The previous post in this series laid out the structural picture. Even highly selective colleges are now anxious about filling their classes. The May 1 deposit deadline is functionally extending into August. Federal funding pressure is forcing layoffs at multi-billion-dollar institutions. The demographic cliff is here.

This post is the strategic playbook for families building college lists in this market. Five things to do differently than five years ago.

Sort the list by who needs whom

The safety-target-reach framework treats every school as the same kind of question with different selectivity. The current market makes that framework misleading. The better sort is by who needs whom.

The most selective schools at the top of the market do not need any particular student. They have more qualified applicants than seats. Your student competes for them. This is the small number of schools where the traditional framework still applies.

Most other selective schools need your student more than your student needs them. They have yield anxiety. They want students who will deposit and show up in August. This is where families have leverage they did not have a decade ago. The right way to use it is to identify these schools deliberately and engage with them on terms that reflect the actual dynamic, not the implied one.

A useful test: does the school’s published yield rate exceed 50 percent? If yes, the school is closer to the buyer end of the spectrum. If no, the school is closer to the seller end and likely to court students it admits. Yield rates are in every school’s Common Data Set.

Treat Early Decision as a yield signal, not just a strategy

Early Decision is now the primary tool selective schools use to manage yield. Schools adding ED for the first time (Michigan for 2026-27, USC for 2027-28) are signaling that they need to lock more of the class before May 1 than they used to.

This changes the ED calculation. Applying ED to a school that needs the yield is a stronger signal than applying ED to a school that does not. The student is telling the school “I will come if you admit me,” which is exactly what a yield-anxious school wants to hear. The bump in admit rates families chase with ED is real, and it is larger at schools with yield anxiety.

The constraint is the same one ED has always had. ED forecloses financial aid comparison. If your family needs to compare financial offers across schools to make the choice work, ED is the wrong tool. The decision needs to be made with the financial implications fully in view, not after the offer arrives.

Build for the after-May-1 cycle

The cycle no longer closes on May 1. Plan for that.

If your student is admitted to multiple schools, the standard advice is to deposit at the best fit by May 1 and withdraw the rest. That advice still applies. But it is now also reasonable to stay attentive through the summer for two things.

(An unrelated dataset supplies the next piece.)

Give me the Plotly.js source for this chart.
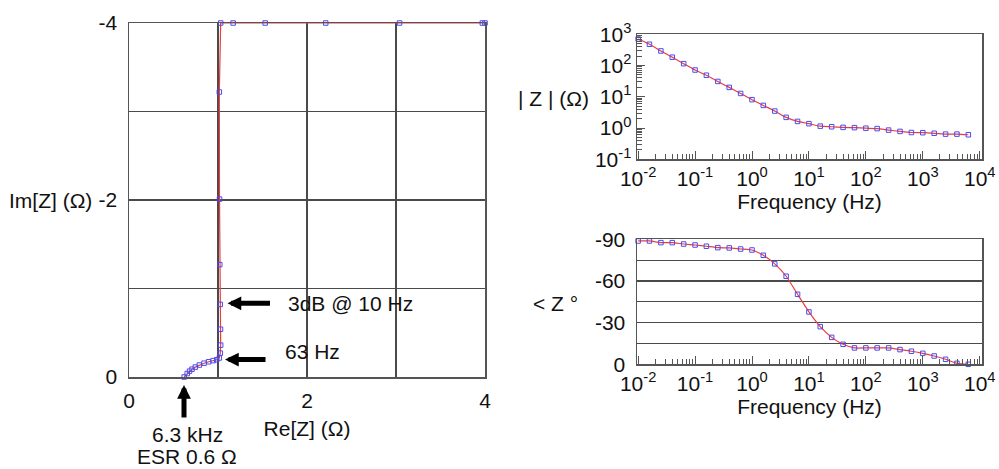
<!DOCTYPE html>
<html>
<head>
<meta charset="utf-8">
<script src="https://cdn.plot.ly/plotly-3.0.1.min.js"></script>
<style>html,body{margin:0;padding:0;background:#fff}#chart{width:999px;height:469px}</style>
</head>
<body>
<div id="chart"></div>
<script>
// ---- data ----
var freqHz = [0.01, 0.0158, 0.0251, 0.0398, 0.0631, 0.1, 0.158, 0.251, 0.398, 0.631,
              1, 1.58, 2.51, 3.98, 6.31, 10, 15.8, 25.1, 39.8, 63.1,
              100, 158, 251, 398, 631, 1000, 1585, 2512, 3981, 6310];
var magOhm = [708, 480, 293, 185, 115, 72, 49, 31, 20, 12.8,
              8.1, 5.3, 3.5, 2.2, 1.63, 1.38, 1.15, 1.1, 1.05, 1.03,
              0.99, 0.96, 0.86, 0.78, 0.72, 0.71, 0.68, 0.64, 0.64, 0.61];
var phaseDeg = [-88.8, -88.8, -87.6, -87.6, -86.6, -85.9, -85, -84, -83.8, -83,
                -82.3, -78.5, -72.3, -63.4, -50.4, -37.7, -27.1, -19.4, -14.4, -11.8,
                -11.8, -11.8, -11.8, -10.6, -9.4, -7.9, -6, -3.6, -0.7, 0];
// Nyquist points as drawn (out-of-range points are pinned to the -4 border in the reference)
var reZ = [0.62, 0.654, 0.68, 0.708, 0.745, 0.79, 0.843, 0.895, 0.945, 0.985,
           1.015, 1.026, 1.03, 1.028, 1.025, 1.02, 1.017, 1.015,
           1.03, 1.17, 1.53, 2.21, 3.04, 3.97, 4.0];
var imZ = [0, -0.039, -0.066, -0.088, -0.112, -0.135, -0.156, -0.172, -0.185, -0.195,
           -0.215, -0.27, -0.36, -0.54, -0.82, -1.27, -2.01, -3.22,
           -4, -4, -4, -4, -4, -4, -4];
var nyqXTicks = [0, 2, 4], nyqXText = ['0', '2', '4'];
var nyqYTicks = [0, -2, -4], nyqYText = ['0', '-2', '-4'];
var freqTicks = [0.01, 0.1, 1, 10, 100, 1000, 10000];
var freqTickText = ['10<sup>-2</sup>', '10<sup>-1</sup>', '10<sup>0</sup>', '10<sup>1</sup>', '10<sup>2</sup>', '10<sup>3</sup>', '10<sup>4</sup>'];
var magTicks = [0.1, 1, 10, 100, 1000];
var magTickText = ['10<sup>-1</sup>', '10<sup>0</sup>', '10<sup>1</sup>', '10<sup>2</sup>', '10<sup>3</sup>'];
var phaseTicks = [-90, -60, -30, 0], phaseTickText = ['-90', '-60', '-30', '0'];

// ---- helpers (layout only) ----
var W = 999, H = 469;
function px(x) { return x / W; }
function py(y) { return (H - y) / H; }
function minorLog(lo, hi) {
  var v = [];
  for (var d = lo; d < hi; d++) for (var k = 2; k <= 9; k++) v.push(k * Math.pow(10, d));
  return v;
}

var RED = '#ee3b3b', BLUE = '#4b4bee', AX = '#555555', GRID = '#4a4a4a', FONT = 'Liberation Sans, Arial, sans-serif';
var FS = 21;
var marker = {symbol: 'square-open', size: 4.5, color: BLUE, line: {width: 1, color: BLUE}};
var line = {color: RED, width: 1.2};

var traces = [
  {x: reZ, y: imZ, xaxis: 'x', yaxis: 'y', mode: 'lines+markers', line: line, marker: marker, cliponaxis: false, showlegend: false},
  {x: freqHz, y: magOhm, xaxis: 'x2', yaxis: 'y2', mode: 'lines+markers', line: Object.assign({shape: 'spline', smoothing: 0.6}, line), marker: marker, cliponaxis: false, showlegend: false},
  {x: freqHz, y: phaseDeg, xaxis: 'x3', yaxis: 'y3', mode: 'lines+markers', line: Object.assign({shape: 'spline', smoothing: 0.6}, line), marker: marker, cliponaxis: false, showlegend: false}
];

var tickFont = {family: FONT, size: FS, color: '#111'};
var titleFont = {family: FONT, size: FS, color: '#111'};
var baseAx = {showline: true, linecolor: AX, linewidth: 1.5, mirror: true, zeroline: false, tickfont: tickFont, ticks: ''};

var layout = {
  width: W, height: H, margin: {l: 0, r: 0, t: 0, b: 0},
  paper_bgcolor: '#fff', plot_bgcolor: '#fff',
  font: {family: FONT, size: FS, color: '#111'},
  showlegend: false,
  xaxis: Object.assign({}, baseAx, {
    domain: [px(129), px(485)], anchor: 'y', range: [0, 4], tickmode: 'array', tickvals: nyqXTicks, ticktext: nyqXText,
    showgrid: true, gridcolor: GRID, gridwidth: 1.2,
    minor: {tickmode: 'linear', tick0: 0, dtick: 1, showgrid: true, gridcolor: GRID, gridwidth: 1.2, ticks: ''},
    ticklabelstandoff: 4,
    title: {text: 'Re[Z] (Ω)', font: titleFont, standoff: 10}
  }),
  yaxis: Object.assign({}, baseAx, {
    domain: [py(377), py(23)], anchor: 'x', range: [0, -4], tickmode: 'array', tickvals: nyqYTicks, ticktext: nyqYText,
    showgrid: true, gridcolor: GRID, gridwidth: 1.2,
    minor: {tickmode: 'linear', tick0: 0, dtick: 1, showgrid: true, gridcolor: GRID, gridwidth: 1.2, ticks: ''},
    ticklabelstandoff: 6
  }),
  xaxis2: Object.assign({}, baseAx, {
    domain: [px(637), px(982)], anchor: 'y2', type: 'log', range: [-2.02, 4.04],
    tickmode: 'array', tickvals: freqTicks, ticktext: freqTickText, showgrid: false,
    ticks: 'inside', ticklen: 8, tickwidth: 1, tickcolor: AX,
    minor: {tickmode: 'array', tickvals: minorLog(-2, 4), ticks: 'inside', ticklen: 5, tickwidth: 1, tickcolor: AX, showgrid: false},
    title: {text: 'Frequency (Hz)', font: titleFont, standoff: 2}
  }),
  yaxis2: Object.assign({}, baseAx, {
    domain: [py(159.3), py(34.3)], anchor: 'x2', type: 'log', range: [-1, 3],
    tickmode: 'array', tickvals: magTicks, ticktext: magTickText, showgrid: false,
    ticks: 'inside', ticklen: 8, tickwidth: 1, tickcolor: AX,
    minor: {tickmode: 'array', tickvals: minorLog(-1, 3), ticks: 'inside', ticklen: 5, tickwidth: 1, tickcolor: AX, showgrid: false}
  }),
  xaxis3: Object.assign({}, baseAx, {
    domain: [px(637), px(982)], anchor: 'y3', type: 'log', range: [-2.02, 4.04],
    tickmode: 'array', tickvals: freqTicks, ticktext: freqTickText, showgrid: false,
    ticks: 'inside', ticklen: 8, tickwidth: 1, tickcolor: AX,
    minor: {tickmode: 'array', tickvals: minorLog(-2, 4), ticks: 'inside', ticklen: 5, tickwidth: 1, tickcolor: AX, showgrid: false},
    title: {text: 'Frequency (Hz)', font: titleFont, standoff: 2}
  }),
  yaxis3: Object.assign({}, baseAx, {
    domain: [py(364.3), py(239.3)], anchor: 'x3', range: [0, -90],
    tickmode: 'array', tickvals: phaseTicks, ticktext: phaseTickText,
    showgrid: true, gridcolor: GRID, gridwidth: 1.1,
    minor: {tickmode: 'linear', tick0: 0, dtick: 15, showgrid: true, gridcolor: GRID, gridwidth: 1.1, ticks: ''},
    ticklabelstandoff: 6
  }),
  annotations: [
    {xref: 'paper', yref: 'paper', x: px(50), y: py(200), text: 'Im[Z] (Ω)', showarrow: false, xanchor: 'center', yanchor: 'middle'},
    {xref: 'paper', yref: 'paper', x: px(553), y: py(98), text: '| Z | (Ω)', showarrow: false, xanchor: 'center', yanchor: 'middle'},
    {xref: 'paper', yref: 'paper', x: px(555), y: py(303), text: '&lt; Z °', showarrow: false, xanchor: 'center', yanchor: 'middle'},
    {xref: 'paper', yref: 'paper', x: px(286), y: py(303), text: '3dB @ 10 Hz', showarrow: false, xanchor: 'left', yanchor: 'middle'},
    {xref: 'paper', yref: 'paper', x: px(283), y: py(351), text: '63 Hz', showarrow: false, xanchor: 'left', yanchor: 'middle'},
    {xref: 'paper', yref: 'paper', x: px(187), y: py(434), text: '6.3 kHz', showarrow: false, xanchor: 'center', yanchor: 'middle'},
    {xref: 'paper', yref: 'paper', x: px(187), y: py(456), text: 'ESR 0.6 Ω', showarrow: false, xanchor: 'center', yanchor: 'middle'},
    // arrows
    {xref: 'paper', yref: 'paper', x: px(184), y: py(385), ax: 0, ay: 34, text: '', showarrow: true, arrowhead: 2, arrowwidth: 5, arrowsize: 0.55, arrowcolor: '#000', standoff: 0},
    {xref: 'paper', yref: 'paper', x: px(227.5), y: py(303.3), ax: 44, ay: 0, text: '', showarrow: true, arrowhead: 2, arrowwidth: 5, arrowsize: 0.55, arrowcolor: '#000', standoff: 0},
    {xref: 'paper', yref: 'paper', x: px(225), y: py(359.5), ax: 42, ay: 0, text: '', showarrow: true, arrowhead: 2, arrowwidth: 5, arrowsize: 0.55, arrowcolor: '#000', standoff: 0}
  ]
};

Plotly.newPlot('chart', traces, layout, {staticPlot: true, displayModeBar: false});
</script>
</body>
</html>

First, late waitlist movement at schools where your student was waitlisted. Per Duke’s 2025 pattern, this can extend into August. Second, late merit aid offers from schools that need yield. These are not common but they happen, and they can change the financial picture meaningfully.

The practical version: keep your student’s personal email on file with every school where they were admitted or waitlisted, not their high school email which they will lose access to after graduation. Check it through July at least.

Evaluate institutional financial health on every private school

This is new. Five years ago, families could assume that any selective private college on the list would still be operating four years later. That assumption is no longer safe at the lower end of the selectivity spectrum.

For every private school on the list, look at three things. Endowment size, which is public on the school’s website. Recent enrollment trends, which are public through the federal IPEDS database. And any news of program cuts, faculty layoffs, or merger discussions, which are in local higher-education news coverage.

A school with a small endowment, declining enrollment, and recent program cuts is a school that could close mid-degree. That is a worse outcome for your student than a school that does not make the final list. The screening does not need to be exhaustive. It needs to catch the schools that are visibly in trouble.

Hold the strategic question separate from the emotional one

The most consequential cognitive trap in college list-building is conflating “where would my student be happy” with “what is realistic for my student to get into.” These are two different questions. They get answered together because the answers feel connected, but the connection is illusory.

The right process is to answer them separately. First: what kind of school would my student actually thrive at? Size, location, academic environment, social environment, cost. Build a list of those criteria first, without thinking about admit rates.

Then: given the schools that match those criteria, which ones is my student a competitive applicant for? This question has a different answer in a K-shaped market than it did five years ago, because the schools in the middle of the selectivity range are now more willing to admit a wider range of students than their published numbers suggest.

A list built this way looks different from a list built by starting with brand names and working down. It also produces better outcomes.

The most important reframe is the simplest. Families and schools are increasingly competing for each other, not just families competing for schools. Once you see that, the rest of the strategy follows.